Outputs and Inputs Measure Differently on the Fair Use Scale

If the Midjourney lawsuit is any indication, in this next wave of generative AI, the fair use battleground is shifting—from the training inputs used by AI companies to the outputs generated by user prompts. In the first wave of generative AI litigation, the copyright claims focused on the use of copyrighted works by AI companies in the context of AI training. Key to those earlier fair use rulings was the finding that “training LLMs did not result in any exact copies nor even infringing knockoffs of their works being provided to the public.”

For the Bartz court, it mattered little to the fair use analysis that the LLM’s “mapping of contingent relationships was so complete” that it “indeed simply ‘memorized’ the work it trained upon almost verbatim” and could “recite works it had trained upon.” Rather, the important question was whether “any LLM outputs infringing upon their works ever reached users of the public-facing Claude service.” That “Claude created no exact copy, nor any substantial knock-off[,] [n]othing traceable to Authors’ works” was key. The court underscored the point repeatedly: 

“To repeat and be clear: Authors do not allege that any LLM output provided to users infringed upon Authors’ works. Our record shows the opposite…. Here, if the outputs seen by users had been infringing, Authors would have a different case. And, if the outputs were ever to become infringing, Authors could bring such a case. But that is not this case. Instead, Authors challenge only the inputs, not the outputs, of these LLMs.” (citations omitted)

Similarly, the Kadrey court reinforced this input-output distinction in the context of the plaintiffs’ regurgitation argument, “that the model will regurgitate their works (or outputs that are substantially similar), thereby allowing users to access those works or substitutes for them for free via the model.” Meta countered that its “mitigations” (the post-training of models to prevent them from ‘memorizing’ and outputting copyrighted material) successfully lowered Llama’s regurgitation rate to a mere 50 words and punctuation marks 60% of the time, even with “adversarial prompting” (the testing of models designed to get them to regurgitate copyrighted material from their training data). The court found this regurgitation rate of 50 words and punctuation marks 60% of the time to not be a “meaningful portion” when it came to the copying of books. 

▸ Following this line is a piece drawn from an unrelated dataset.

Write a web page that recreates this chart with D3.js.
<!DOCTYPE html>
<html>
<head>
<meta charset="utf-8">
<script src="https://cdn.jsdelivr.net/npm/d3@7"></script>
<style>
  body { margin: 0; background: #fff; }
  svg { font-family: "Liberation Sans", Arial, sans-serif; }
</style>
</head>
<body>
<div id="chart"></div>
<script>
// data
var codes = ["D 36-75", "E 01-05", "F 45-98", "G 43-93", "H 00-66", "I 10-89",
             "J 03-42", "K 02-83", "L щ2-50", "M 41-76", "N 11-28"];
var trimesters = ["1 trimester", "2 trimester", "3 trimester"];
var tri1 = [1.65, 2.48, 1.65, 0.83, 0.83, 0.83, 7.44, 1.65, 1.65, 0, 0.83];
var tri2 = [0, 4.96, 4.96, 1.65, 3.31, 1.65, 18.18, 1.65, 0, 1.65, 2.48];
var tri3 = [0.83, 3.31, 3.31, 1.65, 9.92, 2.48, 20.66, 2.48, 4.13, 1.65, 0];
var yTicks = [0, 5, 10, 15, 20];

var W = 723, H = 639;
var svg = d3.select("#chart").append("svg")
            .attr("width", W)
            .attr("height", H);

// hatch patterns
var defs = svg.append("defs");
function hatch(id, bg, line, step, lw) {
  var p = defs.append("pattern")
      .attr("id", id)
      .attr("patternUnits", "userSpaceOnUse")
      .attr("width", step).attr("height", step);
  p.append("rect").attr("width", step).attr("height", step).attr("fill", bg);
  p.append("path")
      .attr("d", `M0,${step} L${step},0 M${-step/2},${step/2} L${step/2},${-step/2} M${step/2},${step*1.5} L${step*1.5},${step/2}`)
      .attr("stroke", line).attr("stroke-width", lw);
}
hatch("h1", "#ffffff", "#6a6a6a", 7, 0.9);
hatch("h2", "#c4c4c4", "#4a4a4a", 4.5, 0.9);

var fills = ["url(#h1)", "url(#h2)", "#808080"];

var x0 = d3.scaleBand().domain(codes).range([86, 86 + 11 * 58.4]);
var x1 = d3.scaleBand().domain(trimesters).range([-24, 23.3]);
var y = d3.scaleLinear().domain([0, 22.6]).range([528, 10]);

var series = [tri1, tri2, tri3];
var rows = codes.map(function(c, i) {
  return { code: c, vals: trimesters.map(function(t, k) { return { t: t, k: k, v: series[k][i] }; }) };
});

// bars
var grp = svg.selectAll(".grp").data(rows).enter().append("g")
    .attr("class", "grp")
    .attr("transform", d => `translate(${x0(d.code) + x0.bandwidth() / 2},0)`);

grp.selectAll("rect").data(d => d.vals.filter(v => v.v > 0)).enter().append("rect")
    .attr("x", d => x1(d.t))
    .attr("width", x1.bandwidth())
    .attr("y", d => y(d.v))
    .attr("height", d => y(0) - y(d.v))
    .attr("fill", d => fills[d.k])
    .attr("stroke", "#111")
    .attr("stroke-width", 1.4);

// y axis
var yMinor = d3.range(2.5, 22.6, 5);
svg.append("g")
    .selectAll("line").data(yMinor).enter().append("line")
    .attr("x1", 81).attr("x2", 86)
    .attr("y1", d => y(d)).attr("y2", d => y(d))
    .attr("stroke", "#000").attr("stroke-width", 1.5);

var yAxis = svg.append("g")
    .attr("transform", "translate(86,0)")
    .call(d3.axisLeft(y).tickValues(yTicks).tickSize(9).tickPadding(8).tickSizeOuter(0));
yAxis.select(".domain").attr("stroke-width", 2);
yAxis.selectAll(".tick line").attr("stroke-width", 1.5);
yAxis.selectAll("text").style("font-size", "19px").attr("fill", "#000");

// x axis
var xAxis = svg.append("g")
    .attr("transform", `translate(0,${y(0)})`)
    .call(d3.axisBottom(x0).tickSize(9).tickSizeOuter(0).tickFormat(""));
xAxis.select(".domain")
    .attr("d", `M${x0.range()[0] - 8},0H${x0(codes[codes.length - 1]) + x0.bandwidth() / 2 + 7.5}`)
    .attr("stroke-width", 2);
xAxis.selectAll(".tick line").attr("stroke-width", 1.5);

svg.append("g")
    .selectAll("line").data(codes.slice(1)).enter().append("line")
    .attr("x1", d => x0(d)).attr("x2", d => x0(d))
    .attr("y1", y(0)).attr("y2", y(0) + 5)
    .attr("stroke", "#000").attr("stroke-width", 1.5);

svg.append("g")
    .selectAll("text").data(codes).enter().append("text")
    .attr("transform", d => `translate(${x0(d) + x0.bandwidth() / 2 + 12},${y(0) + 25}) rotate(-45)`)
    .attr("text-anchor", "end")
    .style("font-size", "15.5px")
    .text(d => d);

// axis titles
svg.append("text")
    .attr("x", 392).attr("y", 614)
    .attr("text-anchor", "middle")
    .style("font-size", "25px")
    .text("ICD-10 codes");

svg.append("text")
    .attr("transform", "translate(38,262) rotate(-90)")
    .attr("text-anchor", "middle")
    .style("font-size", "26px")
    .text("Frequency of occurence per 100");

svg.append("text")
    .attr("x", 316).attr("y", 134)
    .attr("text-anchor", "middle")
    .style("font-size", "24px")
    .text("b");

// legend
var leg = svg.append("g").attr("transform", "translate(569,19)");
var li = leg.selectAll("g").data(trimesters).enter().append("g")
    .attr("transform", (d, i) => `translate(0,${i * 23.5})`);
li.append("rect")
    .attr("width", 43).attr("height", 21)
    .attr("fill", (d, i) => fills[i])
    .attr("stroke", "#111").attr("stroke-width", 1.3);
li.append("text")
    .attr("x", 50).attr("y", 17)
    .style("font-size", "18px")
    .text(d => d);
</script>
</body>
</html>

In this next phase of generative AI litigation, it could be that the very ability of Midjourney’s Image Service to so easily produce such near-perfect replicas of so many of our most cherished movie characters could ultimately be the very feature that topples fair use protection for the AI-generated images and video of the future. Even as generative AI technology accelerates beyond simple text to lifelike images and videos, courts may be less wowed by how “transformative” these technologies are and more troubled by the “market substitution” posed by how well and easily they regurgitate so many copyrightable characters.

What to Look Out for Next

With Seedance, Midjourney, and Tilly Norwood, the future of generative AI technology promises to bring a lot more than an endless torrent of words. We now have at least three distinct AI personas to watch, each moving down a different legal trajectory. In the Pitt-Cruise deepfake, we see user-generated, AI-generated replicas of real humans, which will turn more to right of publicity law than copyright law. In the Midjourney images and video, we see user-generated, AI-generated replicas of fictional characters, which will rise and fall under copyright law. 

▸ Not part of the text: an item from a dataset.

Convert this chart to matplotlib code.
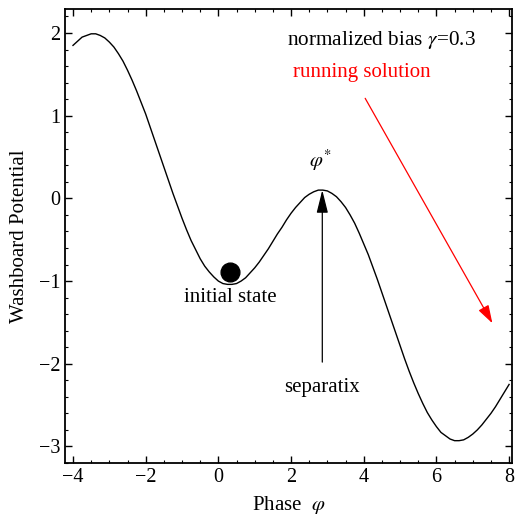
import matplotlib
matplotlib.use("Agg")
import matplotlib.pyplot as plt
from matplotlib.ticker import MultipleLocator

plt.rcParams['font.family'] = ['Liberation Serif', 'DejaVu Serif']
plt.rcParams['mathtext.fontset'] = 'stix'

# washboard potential, phase from -4 to 8 in steps of 0.125
phase = [-4 + 0.125 * i for i in range(97)]
potential = [1.85, 1.90, 1.95, 1.97, 1.99, 1.99, 1.97, 1.94, 1.89, 1.83,
             1.75, 1.66, 1.55, 1.43, 1.30, 1.16, 1.02, 0.86, 0.70, 0.54,
             0.38, 0.22, 0.06, -0.09, -0.24, -0.38, -0.51, -0.62, -0.73, -0.82,
             -0.89, -0.95, -1.00, -1.03, -1.04, -1.04, -1.03, -1.00, -0.96, -0.90,
             -0.84, -0.77, -0.69, -0.61, -0.52, -0.43, -0.35, -0.26, -0.18, -0.11,
             -0.05, 0.01, 0.05, 0.08, 0.10, 0.10, 0.09, 0.06, 0.02, -0.04,
             -0.11, -0.20, -0.30, -0.42, -0.55, -0.68, -0.83, -0.98, -1.14, -1.30,
             -1.46, -1.62, -1.78, -1.94, -2.09, -2.23, -2.36, -2.48, -2.59, -2.68,
             -2.76, -2.83, -2.87, -2.91, -2.93, -2.93, -2.92, -2.89, -2.85, -2.80,
             -2.74, -2.67, -2.60, -2.52, -2.43, -2.34, -2.25]

ball = (0.32, -0.89)
peak = (2.86, 0.10)
bias = 0.3

fig = plt.figure(figsize=(5.18, 5.18), dpi=100)
ax = fig.add_axes([65/518, 1 - 463/518, 447/518, 454/518])

ax.plot(phase, potential, color='black', lw=1.0)
ax.plot(*ball, 'o', color='black', ms=13.5)

ax.text(ball[0], -1.2, 'initial state', ha='center', va='center', fontsize=15)

# separatix arrow up to the barrier top
ax.annotate('', xy=peak, xytext=(peak[0], -1.98),
            arrowprops=dict(arrowstyle='-|>,head_length=1.4,head_width=0.35',
                            color='black', lw=0.9, shrinkA=0, shrinkB=0))
ax.text(peak[0], -2.29, 'separatix', ha='center', va='center', fontsize=15)
ax.text(peak[0] - 0.05, 0.46, r'$\varphi^{*}$', ha='center', va='center', fontsize=15)

ax.text(4.5, 1.92, r'normalized bias $\gamma$=' + str(bias), ha='center', va='center',
        fontsize=15.3)
ax.text(3.96, 1.52, 'running solution', ha='center', va='center', fontsize=15,
        color='red')
ax.annotate('', xy=(7.54, -1.51), xytext=(4.04, 1.21),
            arrowprops=dict(arrowstyle='-|>,head_length=1.1,head_width=0.35',
                            color='red', lw=0.9, shrinkA=0, shrinkB=0))

ax.set_xlim(-4.22, 8.08)
ax.set_ylim(-3.2, 2.29)
ax.xaxis.set_minor_locator(MultipleLocator(0.5))
ax.yaxis.set_minor_locator(MultipleLocator(0.2))
ax.tick_params(which='both', direction='in', top=True, right=True, labelsize=14.5)
ax.tick_params(which='major', length=5, width=1)
ax.tick_params(which='minor', length=2.5, width=0.8)
for s in ax.spines.values():
    s.set_linewidth(1.3)

ax.set_xticks([-4, -2, 0, 2, 4, 6, 8])
ax.set_xticklabels(['\u22124', '\u22122', '0', '2', '4', '6', '8'])
ax.set_yticks([-3, -2, -1, 0, 1, 2])
ax.set_yticklabels(['\u22123', '\u22122', '\u22121', '0', '1', '2'])

ax.set_xlabel(r'Phase  $\varphi$', fontsize=15, labelpad=5)
ax.set_ylabel('Washboard Potential', fontsize=15, labelpad=7)

fig.savefig('out.png', dpi=100)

With Tilly Norwood, the uncanny valley—and broader workforce displacement concerns—that make us so uneasy with synthetic media might be the only forces holding “her” back, as her appearance neither invokes nor infringes any preexisting copyright or right of publicity rights. Ironically, the very human creativity that courts have recognized when extending copyright protection to fictional characters could pave a path for synthetic media like Tilly Norwood to move beyond the general uncopyrightability of AI-generated images.  

When it comes to AI-generated images, it turns out looks matter—and character counts.